#### [Work to do]
Write out only the span of lines that begins at the line with "Output the Python" and ends at the line with "ax.tick_params(axis='x', pad=14)". Keep both end lines, word for word.

Records
☆ ☆ ☆

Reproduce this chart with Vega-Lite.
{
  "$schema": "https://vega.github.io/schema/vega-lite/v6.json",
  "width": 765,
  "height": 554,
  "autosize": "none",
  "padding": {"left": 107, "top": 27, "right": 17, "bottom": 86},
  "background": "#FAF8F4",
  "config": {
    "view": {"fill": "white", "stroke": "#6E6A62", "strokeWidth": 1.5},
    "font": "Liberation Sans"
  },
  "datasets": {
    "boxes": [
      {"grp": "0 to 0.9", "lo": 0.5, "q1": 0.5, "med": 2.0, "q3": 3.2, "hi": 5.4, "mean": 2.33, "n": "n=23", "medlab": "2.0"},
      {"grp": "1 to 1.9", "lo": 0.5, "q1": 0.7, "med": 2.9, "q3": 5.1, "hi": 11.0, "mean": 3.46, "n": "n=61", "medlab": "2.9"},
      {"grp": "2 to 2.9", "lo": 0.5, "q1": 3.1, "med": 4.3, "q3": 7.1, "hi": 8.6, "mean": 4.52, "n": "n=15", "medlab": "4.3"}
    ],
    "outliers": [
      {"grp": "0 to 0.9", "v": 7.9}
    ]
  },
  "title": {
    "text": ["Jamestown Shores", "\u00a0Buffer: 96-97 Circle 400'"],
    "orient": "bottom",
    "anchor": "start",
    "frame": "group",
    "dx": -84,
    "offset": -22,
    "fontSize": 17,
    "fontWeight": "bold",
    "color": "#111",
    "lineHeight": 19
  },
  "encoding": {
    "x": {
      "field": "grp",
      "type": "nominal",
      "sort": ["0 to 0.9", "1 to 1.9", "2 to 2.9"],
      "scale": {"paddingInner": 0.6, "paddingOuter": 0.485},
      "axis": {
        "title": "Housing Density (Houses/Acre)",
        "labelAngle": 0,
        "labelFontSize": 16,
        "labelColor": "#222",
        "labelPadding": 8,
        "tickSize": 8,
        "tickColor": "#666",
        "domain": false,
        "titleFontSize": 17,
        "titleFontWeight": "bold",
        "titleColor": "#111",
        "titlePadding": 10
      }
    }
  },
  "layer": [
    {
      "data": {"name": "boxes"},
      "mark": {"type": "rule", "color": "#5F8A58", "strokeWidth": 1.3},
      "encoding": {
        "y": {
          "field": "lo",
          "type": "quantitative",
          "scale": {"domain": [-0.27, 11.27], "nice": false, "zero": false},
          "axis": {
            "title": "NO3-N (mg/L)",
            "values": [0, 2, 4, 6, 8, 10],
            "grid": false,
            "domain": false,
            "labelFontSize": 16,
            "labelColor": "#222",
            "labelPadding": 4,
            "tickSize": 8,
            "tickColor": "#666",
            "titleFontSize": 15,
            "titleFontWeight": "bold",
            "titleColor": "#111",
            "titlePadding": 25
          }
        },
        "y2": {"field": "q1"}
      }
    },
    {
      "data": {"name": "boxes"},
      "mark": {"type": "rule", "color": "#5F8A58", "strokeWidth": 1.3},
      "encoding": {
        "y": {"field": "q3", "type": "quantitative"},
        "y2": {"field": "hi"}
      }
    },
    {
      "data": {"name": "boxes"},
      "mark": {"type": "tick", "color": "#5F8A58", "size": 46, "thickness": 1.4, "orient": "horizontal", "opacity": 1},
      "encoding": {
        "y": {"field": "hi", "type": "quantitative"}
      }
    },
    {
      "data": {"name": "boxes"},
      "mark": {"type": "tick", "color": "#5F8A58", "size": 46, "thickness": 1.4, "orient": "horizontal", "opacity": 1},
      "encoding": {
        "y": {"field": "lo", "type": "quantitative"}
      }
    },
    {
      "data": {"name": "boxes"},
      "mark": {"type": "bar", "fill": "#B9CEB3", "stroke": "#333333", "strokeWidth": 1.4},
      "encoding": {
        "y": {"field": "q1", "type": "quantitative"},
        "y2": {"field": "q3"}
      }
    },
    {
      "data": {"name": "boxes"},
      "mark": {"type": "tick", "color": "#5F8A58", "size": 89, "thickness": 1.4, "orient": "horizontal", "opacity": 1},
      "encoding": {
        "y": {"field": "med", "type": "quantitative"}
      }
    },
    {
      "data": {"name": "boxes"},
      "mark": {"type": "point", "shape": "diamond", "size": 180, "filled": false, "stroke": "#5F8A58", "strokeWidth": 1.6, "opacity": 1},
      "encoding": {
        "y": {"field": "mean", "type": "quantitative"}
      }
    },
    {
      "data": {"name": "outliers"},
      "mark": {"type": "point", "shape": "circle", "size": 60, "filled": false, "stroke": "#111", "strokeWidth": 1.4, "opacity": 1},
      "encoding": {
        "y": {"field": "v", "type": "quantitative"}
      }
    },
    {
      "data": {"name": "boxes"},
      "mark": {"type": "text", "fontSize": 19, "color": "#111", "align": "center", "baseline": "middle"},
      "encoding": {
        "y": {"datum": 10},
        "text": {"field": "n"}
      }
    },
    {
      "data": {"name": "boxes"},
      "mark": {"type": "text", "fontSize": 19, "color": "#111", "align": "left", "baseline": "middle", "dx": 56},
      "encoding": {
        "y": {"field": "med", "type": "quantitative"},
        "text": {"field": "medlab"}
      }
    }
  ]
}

☆ ☆ ☆

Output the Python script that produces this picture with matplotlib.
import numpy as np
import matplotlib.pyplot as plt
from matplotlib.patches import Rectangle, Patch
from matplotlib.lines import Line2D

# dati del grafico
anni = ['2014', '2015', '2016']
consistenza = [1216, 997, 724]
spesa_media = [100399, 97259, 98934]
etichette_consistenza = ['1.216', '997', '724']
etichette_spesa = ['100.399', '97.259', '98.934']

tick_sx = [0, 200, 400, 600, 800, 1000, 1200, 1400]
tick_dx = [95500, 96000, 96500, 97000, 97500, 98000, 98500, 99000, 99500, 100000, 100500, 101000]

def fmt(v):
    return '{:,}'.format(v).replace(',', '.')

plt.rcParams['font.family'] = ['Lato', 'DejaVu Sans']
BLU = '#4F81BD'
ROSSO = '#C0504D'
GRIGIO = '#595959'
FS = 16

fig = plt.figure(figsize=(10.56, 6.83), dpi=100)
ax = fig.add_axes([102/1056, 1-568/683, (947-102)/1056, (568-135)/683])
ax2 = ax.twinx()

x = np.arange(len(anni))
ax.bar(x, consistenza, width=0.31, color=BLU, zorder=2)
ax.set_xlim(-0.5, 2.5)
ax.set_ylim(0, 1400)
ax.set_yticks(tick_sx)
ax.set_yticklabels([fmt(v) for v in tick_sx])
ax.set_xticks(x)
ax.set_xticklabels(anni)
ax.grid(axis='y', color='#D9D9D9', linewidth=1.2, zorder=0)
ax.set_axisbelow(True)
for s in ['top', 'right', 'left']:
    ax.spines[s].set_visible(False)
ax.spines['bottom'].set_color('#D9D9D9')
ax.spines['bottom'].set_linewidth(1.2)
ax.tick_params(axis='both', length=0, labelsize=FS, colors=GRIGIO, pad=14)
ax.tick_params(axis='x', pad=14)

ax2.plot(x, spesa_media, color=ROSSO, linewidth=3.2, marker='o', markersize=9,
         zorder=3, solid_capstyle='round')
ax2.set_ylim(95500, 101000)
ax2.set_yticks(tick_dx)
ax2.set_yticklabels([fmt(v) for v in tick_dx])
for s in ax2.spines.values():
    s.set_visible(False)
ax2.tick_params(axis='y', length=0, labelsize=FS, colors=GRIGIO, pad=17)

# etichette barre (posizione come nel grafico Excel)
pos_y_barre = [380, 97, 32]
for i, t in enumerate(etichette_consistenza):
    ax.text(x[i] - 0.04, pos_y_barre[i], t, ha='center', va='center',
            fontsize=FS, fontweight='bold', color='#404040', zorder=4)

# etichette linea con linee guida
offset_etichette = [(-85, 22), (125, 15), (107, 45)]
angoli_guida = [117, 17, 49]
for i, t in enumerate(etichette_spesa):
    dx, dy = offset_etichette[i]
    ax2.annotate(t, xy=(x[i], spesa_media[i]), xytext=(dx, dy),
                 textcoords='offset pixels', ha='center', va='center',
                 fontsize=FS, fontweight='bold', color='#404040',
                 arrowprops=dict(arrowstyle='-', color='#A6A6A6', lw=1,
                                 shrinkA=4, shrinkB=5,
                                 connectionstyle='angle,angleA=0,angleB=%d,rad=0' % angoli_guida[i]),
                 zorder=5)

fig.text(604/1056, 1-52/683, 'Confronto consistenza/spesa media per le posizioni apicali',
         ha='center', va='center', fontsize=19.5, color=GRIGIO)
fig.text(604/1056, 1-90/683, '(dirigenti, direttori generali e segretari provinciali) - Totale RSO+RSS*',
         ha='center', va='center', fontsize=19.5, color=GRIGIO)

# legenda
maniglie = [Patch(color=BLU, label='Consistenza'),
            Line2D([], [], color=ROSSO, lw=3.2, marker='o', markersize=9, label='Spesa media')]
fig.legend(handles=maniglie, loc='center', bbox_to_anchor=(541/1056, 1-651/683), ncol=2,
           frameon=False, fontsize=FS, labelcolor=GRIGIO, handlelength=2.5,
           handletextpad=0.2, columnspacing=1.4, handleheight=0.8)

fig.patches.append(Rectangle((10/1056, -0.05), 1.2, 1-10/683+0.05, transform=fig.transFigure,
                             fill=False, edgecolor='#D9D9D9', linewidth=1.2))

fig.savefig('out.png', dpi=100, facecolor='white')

☆ ☆ ☆

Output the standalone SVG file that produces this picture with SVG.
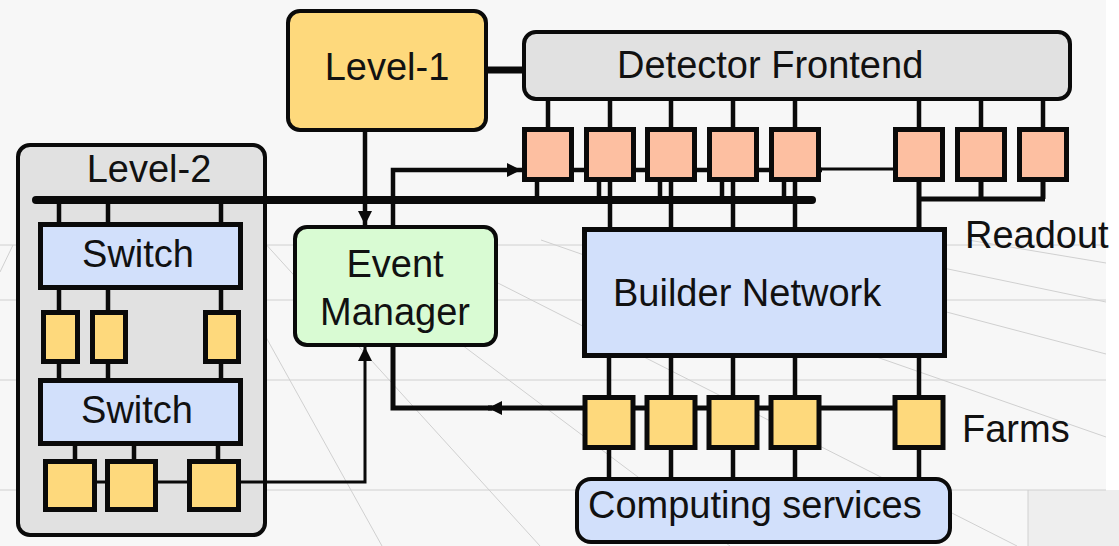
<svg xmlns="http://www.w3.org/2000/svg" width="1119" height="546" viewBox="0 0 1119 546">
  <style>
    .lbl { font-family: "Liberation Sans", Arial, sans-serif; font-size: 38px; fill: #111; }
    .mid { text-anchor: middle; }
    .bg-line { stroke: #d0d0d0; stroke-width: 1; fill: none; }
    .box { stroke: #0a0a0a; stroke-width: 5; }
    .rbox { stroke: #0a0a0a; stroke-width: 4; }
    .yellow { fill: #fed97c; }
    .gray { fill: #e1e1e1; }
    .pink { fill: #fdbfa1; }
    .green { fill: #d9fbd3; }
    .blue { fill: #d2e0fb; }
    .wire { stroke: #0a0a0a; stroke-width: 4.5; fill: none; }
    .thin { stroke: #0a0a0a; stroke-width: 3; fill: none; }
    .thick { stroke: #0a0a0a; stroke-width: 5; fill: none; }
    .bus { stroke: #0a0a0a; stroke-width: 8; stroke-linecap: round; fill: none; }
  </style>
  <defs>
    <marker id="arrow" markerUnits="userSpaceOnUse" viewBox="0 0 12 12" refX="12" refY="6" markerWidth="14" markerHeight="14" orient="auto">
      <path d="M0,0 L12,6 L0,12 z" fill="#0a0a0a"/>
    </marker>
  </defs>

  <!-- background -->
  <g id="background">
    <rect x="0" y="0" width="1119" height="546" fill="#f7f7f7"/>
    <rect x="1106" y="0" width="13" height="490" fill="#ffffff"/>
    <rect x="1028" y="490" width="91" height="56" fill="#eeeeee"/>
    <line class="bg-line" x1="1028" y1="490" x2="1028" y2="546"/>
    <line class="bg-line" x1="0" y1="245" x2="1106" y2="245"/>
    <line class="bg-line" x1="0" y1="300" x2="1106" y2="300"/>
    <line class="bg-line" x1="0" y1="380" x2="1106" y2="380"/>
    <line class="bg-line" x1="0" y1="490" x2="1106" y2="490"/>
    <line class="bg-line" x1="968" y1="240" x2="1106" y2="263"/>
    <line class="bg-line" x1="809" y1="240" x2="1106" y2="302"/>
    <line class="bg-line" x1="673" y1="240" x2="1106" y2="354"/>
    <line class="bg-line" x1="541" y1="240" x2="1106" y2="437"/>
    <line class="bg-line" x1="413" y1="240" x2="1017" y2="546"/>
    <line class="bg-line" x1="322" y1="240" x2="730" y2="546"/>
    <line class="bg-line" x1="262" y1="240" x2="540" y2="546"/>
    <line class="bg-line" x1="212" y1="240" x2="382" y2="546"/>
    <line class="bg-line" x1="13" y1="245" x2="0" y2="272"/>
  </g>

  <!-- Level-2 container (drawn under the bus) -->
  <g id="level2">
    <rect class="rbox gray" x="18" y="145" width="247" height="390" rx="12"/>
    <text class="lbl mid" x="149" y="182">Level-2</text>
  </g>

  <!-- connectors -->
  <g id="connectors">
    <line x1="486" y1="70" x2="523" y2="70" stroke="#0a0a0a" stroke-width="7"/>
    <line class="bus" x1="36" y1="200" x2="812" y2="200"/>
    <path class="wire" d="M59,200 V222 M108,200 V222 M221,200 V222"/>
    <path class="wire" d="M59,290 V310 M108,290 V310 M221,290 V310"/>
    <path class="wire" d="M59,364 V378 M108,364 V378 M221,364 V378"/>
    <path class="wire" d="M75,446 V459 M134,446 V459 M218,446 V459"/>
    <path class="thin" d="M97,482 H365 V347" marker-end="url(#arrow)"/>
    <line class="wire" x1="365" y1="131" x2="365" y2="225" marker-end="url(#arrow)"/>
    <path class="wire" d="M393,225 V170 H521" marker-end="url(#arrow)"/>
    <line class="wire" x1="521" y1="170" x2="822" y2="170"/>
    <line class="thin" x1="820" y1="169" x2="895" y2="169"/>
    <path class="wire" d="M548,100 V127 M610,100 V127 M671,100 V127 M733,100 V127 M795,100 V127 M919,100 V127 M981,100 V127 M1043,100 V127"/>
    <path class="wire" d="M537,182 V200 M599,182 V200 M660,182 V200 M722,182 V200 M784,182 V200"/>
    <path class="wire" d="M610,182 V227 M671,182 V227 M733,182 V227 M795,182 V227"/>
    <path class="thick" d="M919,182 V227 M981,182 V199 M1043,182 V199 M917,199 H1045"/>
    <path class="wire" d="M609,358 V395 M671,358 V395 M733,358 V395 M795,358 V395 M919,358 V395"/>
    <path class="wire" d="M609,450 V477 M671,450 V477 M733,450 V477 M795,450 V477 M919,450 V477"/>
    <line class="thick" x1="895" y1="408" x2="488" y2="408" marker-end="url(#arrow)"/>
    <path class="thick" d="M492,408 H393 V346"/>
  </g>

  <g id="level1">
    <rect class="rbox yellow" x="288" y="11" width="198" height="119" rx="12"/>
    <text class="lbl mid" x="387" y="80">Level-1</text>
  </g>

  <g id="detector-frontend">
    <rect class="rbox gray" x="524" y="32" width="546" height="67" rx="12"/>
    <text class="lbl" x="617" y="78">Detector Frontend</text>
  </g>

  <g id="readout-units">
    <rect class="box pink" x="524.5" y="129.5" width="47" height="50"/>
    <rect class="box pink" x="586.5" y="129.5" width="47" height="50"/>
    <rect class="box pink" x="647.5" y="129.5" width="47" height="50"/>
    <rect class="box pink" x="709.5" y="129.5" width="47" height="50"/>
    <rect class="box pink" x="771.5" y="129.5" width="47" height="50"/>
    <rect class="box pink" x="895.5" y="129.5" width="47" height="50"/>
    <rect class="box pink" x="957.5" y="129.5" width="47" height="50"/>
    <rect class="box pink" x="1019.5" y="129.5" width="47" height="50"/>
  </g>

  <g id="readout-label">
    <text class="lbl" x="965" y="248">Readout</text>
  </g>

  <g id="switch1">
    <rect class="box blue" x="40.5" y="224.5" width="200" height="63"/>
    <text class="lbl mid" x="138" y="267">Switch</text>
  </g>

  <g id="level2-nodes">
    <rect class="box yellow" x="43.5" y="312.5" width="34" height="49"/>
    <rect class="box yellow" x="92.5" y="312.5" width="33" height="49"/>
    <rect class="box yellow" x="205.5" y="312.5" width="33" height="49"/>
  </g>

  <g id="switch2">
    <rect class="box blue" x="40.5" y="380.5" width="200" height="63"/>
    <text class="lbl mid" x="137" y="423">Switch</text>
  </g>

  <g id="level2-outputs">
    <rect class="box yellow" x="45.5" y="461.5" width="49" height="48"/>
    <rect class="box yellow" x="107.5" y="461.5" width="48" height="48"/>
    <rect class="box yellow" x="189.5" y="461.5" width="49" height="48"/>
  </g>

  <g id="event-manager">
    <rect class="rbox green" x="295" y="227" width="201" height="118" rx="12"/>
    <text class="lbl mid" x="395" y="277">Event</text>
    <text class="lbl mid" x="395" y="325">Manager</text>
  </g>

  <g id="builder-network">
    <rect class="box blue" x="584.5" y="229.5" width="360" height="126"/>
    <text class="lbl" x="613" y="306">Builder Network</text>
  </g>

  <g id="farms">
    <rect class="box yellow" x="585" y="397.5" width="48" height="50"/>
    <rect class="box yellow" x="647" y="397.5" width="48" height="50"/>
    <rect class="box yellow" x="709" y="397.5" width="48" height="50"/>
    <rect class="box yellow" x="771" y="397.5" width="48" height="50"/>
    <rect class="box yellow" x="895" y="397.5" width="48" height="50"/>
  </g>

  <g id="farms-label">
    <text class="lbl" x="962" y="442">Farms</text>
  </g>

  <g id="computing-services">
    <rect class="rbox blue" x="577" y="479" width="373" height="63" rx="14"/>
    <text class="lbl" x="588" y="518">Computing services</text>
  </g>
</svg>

☆ ☆ ☆

#### [Response]
Output the Python script that produces this picture with matplotlib.
import numpy as np
import matplotlib.pyplot as plt
from matplotlib.patches import Rectangle, Patch
from matplotlib.lines import Line2D

# dati del grafico
anni = ['2014', '2015', '2016']
consistenza = [1216, 997, 724]
spesa_media = [100399, 97259, 98934]
etichette_consistenza = ['1.216', '997', '724']
etichette_spesa = ['100.399', '97.259', '98.934']

tick_sx = [0, 200, 400, 600, 800, 1000, 1200, 1400]
tick_dx = [95500, 96000, 96500, 97000, 97500, 98000, 98500, 99000, 99500, 100000, 100500, 101000]

def fmt(v):
    return '{:,}'.format(v).replace(',', '.')

plt.rcParams['font.family'] = ['Lato', 'DejaVu Sans']
BLU = '#4F81BD'
ROSSO = '#C0504D'
GRIGIO = '#595959'
FS = 16

fig = plt.figure(figsize=(10.56, 6.83), dpi=100)
ax = fig.add_axes([102/1056, 1-568/683, (947-102)/1056, (568-135)/683])
ax2 = ax.twinx()

x = np.arange(len(anni))
ax.bar(x, consistenza, width=0.31, color=BLU, zorder=2)
ax.set_xlim(-0.5, 2.5)
ax.set_ylim(0, 1400)
ax.set_yticks(tick_sx)
ax.set_yticklabels([fmt(v) for v in tick_sx])
ax.set_xticks(x)
ax.set_xticklabels(anni)
ax.grid(axis='y', color='#D9D9D9', linewidth=1.2, zorder=0)
ax.set_axisbelow(True)
for s in ['top', 'right', 'left']:
    ax.spines[s].set_visible(False)
ax.spines['bottom'].set_color('#D9D9D9')
ax.spines['bottom'].set_linewidth(1.2)
ax.tick_params(axis='both', length=0, labelsize=FS, colors=GRIGIO, pad=14)
ax.tick_params(axis='x', pad=14)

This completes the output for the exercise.